Perciò, è meglio interpretare "questo corpo di morte" come ciò che in Romani 6:6 chiama "il corpo del peccato"; quella massa di corruzione che abitava in lui, chiamata "corpo" per via della sua natura carnale e peccaminosa; a causa del suo modo di operare, che si manifesta tramite i membri del corpo; e perché consiste di varie parti e membri, proprio come un corpo. E viene chiamato "corpo di morte" perché rende gli uomini soggetti alla morte: era ciò che, dice l'apostolo, "lo aveva ucciso", ed esso stesso, per un uomo rigenerato, è come un cadavere, puzzolente e disgustoso. È per lui come la punizione che Mezentius infliggeva ai criminali, legando un corpo vivo a un cadavere in putrefazione.

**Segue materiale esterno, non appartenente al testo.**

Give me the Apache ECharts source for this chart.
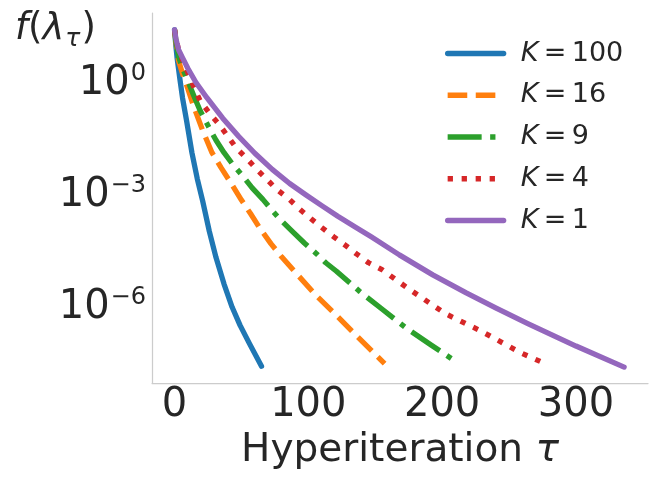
<!DOCTYPE html>
<html><head><meta charset="utf-8">
<script src="https://cdn.jsdelivr.net/npm/echarts@6/dist/echarts.min.js"></script>
<style>html,body{margin:0;padding:0;background:#fff}#c{width:658px;height:483px}</style>
</head><body><div id="c"></div>
<script>
// ---- data ----
const seriesNames = ['100', '16', '9', '4', '1'];

const tauK100 = [0, 1, 2, 4, 6, 9, 13, 17, 21, 26, 31, 37, 43, 49, 56, 65];
const fK100 = [27, 10, 4.5, 1.3, 0.40, 0.10, 1.4e-2, 2.8e-3, 7.2e-4, 1.1e-4, 2.2e-5, 4.3e-6, 1.05e-6, 3.4e-7, 1.1e-7, 2.75e-8];

const tauK16 = [0, 1, 3, 6, 10, 14, 21, 28, 35, 42, 50, 57, 64, 72, 80, 91, 106, 121, 136, 157];
const fK16 = [27, 12.6, 4.0, 1.8, 0.71, 0.26, 5.5e-2, 1.4e-2, 5.4e-3, 2.2e-3, 7.6e-4, 3.2e-4, 1.3e-4, 5.2e-5, 2.3e-5, 8.3e-6, 2.1e-6, 6.3e-7, 1.8e-7, 3.2e-8];

const tauK9 = [0, 1, 3, 6, 9, 14, 19, 25, 31, 37, 43, 52, 58, 66, 74, 80, 88, 97, 106, 113, 121, 138, 155, 173, 192, 210];
const fK9 = [27, 14.1, 5.2, 2.5, 1.4, 0.5, 0.19, 7.4e-2, 3.0e-2, 1.4e-2, 7.2e-3, 3.0e-3, 1.6e-3, 7.9e-4, 3.6e-4, 2.1e-4, 1.1e-4, 5.4e-5, 2.8e-5, 1.6e-5, 9.5e-6, 2.8e-6, 9.3e-7, 2.9e-7, 1.0e-7, 3.7e-8];

const tauK4 = [0, 1, 3, 6, 12, 19, 26, 34, 46, 54, 61, 69, 76, 86, 93, 102, 110, 119, 128, 136, 145, 155, 173, 188, 203, 229, 259, 278];
const fK4 = [27, 15.8, 7.9, 4.2, 1.26, 0.35, 0.16, 7.4e-2, 1.9e-2, 9.8e-3, 5.2e-3, 2.7e-3, 1.5e-3, 7.8e-4, 4.5e-4, 2.4e-4, 1.4e-4, 7.9e-5, 4.6e-5, 2.75e-5, 1.6e-5, 1.05e-5, 3.6e-6, 1.55e-6, 6.8e-7, 2.4e-7, 6.2e-8, 3.1e-8];

const tauK1 = [0, 1, 3, 6, 10, 16, 24, 36, 48, 60, 73, 86, 98, 110, 122, 135, 147, 168, 193, 218, 240, 264, 300, 336];
const fK1 = [27, 15.8, 7.9, 4.8, 2.5, 1.05, 0.42, 0.117, 3.8e-2, 1.35e-2, 5.0e-3, 2.1e-3, 1.05e-3, 5.4e-4, 2.8e-4, 1.45e-4, 7.9e-5, 2.6e-5, 7.6e-6, 2.5e-6, 1.0e-6, 3.8e-7, 9.5e-8, 2.6e-8];

const xTickValues = [0, 100, 200, 300];
const yTickValues = [1e-6, 1e-3, 1];

// ---- styling ----
const FONT = 'DejaVu Sans';
const TXT = '#262626';
const colors = ['#1f77b4', '#ff7f0e', '#2ca02c', '#d62728', '#9467bd'];
const LW = 5.3;
const dashes = ['solid', [19.6, 8.5], [34, 8.5, 5.3, 8.5], [5.3, 8.7], 'solid'];
const taus = [tauK100, tauK16, tauK9, tauK4, tauK1];
const vals = [fK100, fK16, fK9, fK4, fK1];

const series = seriesNames.map((nm, k) => ({
  type: 'line',
  name: nm,
  data: taus[k].map((t, i) => [t, vals[k][i]]),
  showSymbol: false,
  symbol: 'none',
  smooth: false,
  lineStyle: {
    color: colors[k],
    width: LW,
    type: dashes[k],
    cap: dashes[k] === 'solid' ? 'round' : 'butt',
    join: 'round'
  },
  itemStyle: { color: colors[k] },
  emphasis: { disabled: true },
  z: 2 + k
}));

const chart = echarts.init(document.getElementById('c'), null, { renderer: 'canvas' });
chart.setOption({
  animation: false,
  backgroundColor: '#ffffff',
  textStyle: { fontFamily: FONT, color: TXT },
  title: {
    text: '{i|f}{n|(}{i|λ}{sub|τ}{n|)}',
    left: 10,
    top: 1,
    textStyle: {
      fontWeight: 'normal',
      rich: {
        i: { fontFamily: FONT, fontSize: 37, fontStyle: 'italic', fontWeight: 'normal', color: TXT, lineHeight: 46 },
        n: { fontFamily: FONT, fontSize: 37, fontWeight: 'normal', color: TXT, lineHeight: 46 },
        sub: { fontFamily: FONT, fontSize: 25, fontStyle: 'italic', fontWeight: 'normal', color: TXT, lineHeight: 30, verticalAlign: 'bottom', padding: [0, 1, 0, 1] }
      }
    }
  },
  legend: {
    orient: 'vertical',
    left: 440,
    top: 35,
    itemWidth: 56,
    itemHeight: 30,
    itemGap: 14.75,
    data: seriesNames,
    itemStyle: { opacity: 0, color: 'rgba(0,0,0,0)', borderWidth: 0 },
    lineStyle: { width: LW },
    formatter: nm => '{i|K}{n|\u2009=\u2009' + nm + '}',
    textStyle: {
      rich: {
        i: { fontFamily: FONT, fontSize: 27, fontStyle: 'italic', color: TXT, padding: [0, 0, 0, 12] },
        n: { fontFamily: FONT, fontSize: 27, color: TXT }
      }
    }
  },
  grid: { left: 152, right: 10, top: 13, bottom: 100, containLabel: false, outerBoundsMode: 'none' },
  xAxis: {
    type: 'value',
    min: -16.85,
    max: 353.85,
    name: '{n|Hyperiteration }{i|τ}',
    nameLocation: 'middle',
    nameGap: 46,
    nameTextStyle: {
      rich: {
        n: { fontFamily: FONT, fontSize: 39, color: TXT },
        i: { fontFamily: FONT, fontSize: 39, fontStyle: 'italic', color: TXT }
      }
    },
    axisLine: { show: true, onZero: false, lineStyle: { color: '#cccccc', width: 1.25 } },
    axisTick: { show: false },
    splitLine: { show: false },
    axisLabel: {
      customValues: xTickValues,
      fontFamily: FONT,
      fontSize: 40,
      color: TXT,
      margin: 3
    }
  },
  yAxis: {
    type: 'log',
    logBase: 10,
    min: Math.pow(10, -8.01),
    max: Math.pow(10, 1.88),
    axisLine: { show: true, onZero: false, lineStyle: { color: '#cccccc', width: 1.25 } },
    axisTick: { show: false },
    splitLine: { show: false },
    axisLabel: {
      customValues: yTickValues,
      margin: 6,
      formatter: v => {
        const e = Math.round(Math.log10(v));
        return '{b|10}{s|' + (e < 0 ? '\u2212' + (-e) : String(e)) + '}';
      },
      rich: {
        b: { fontFamily: FONT, fontSize: 40, color: TXT, lineHeight: 44 },
        s: { fontFamily: FONT, fontSize: 24, color: TXT, lineHeight: 24, verticalAlign: 'top', padding: [0, 0, 0, 1] }
      }
    }
  },
  series: series
});
</script>
</body></html>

Viene enfatizzato come "questo corpo di morte", riferendosi alla prigionia della sua mente alla legge del peccato, che per lui era come morte. Non sorprende, quindi, che desiderasse così ardentemente la liberazione, esclamando "Chi mi libererà?". Non lo dice perché ignorava chi fosse il suo liberatore, che menziona con gratitudine nel versetto successivo (Romani 7:25), né perché dubitasse o disperasse della liberazione, poiché ne era confortato e pienamente sicuro, e per questo ringraziava in anticipo. Ma esprimeva il desiderio interiore e l’ardente anelito della sua anima verso tale liberazione, dichiarando anche la difficoltà, anzi l'impossibilità, di ottenerla da solo o tramite qualcun altro, se non da colui che aveva in mente: sapeva che non poteva liberarsi dal peccato; che la legge non poteva liberarlo; e che solo Dio poteva farlo, e credeva che lo avrebbe fatto tramite Gesù Cristo suo Signore.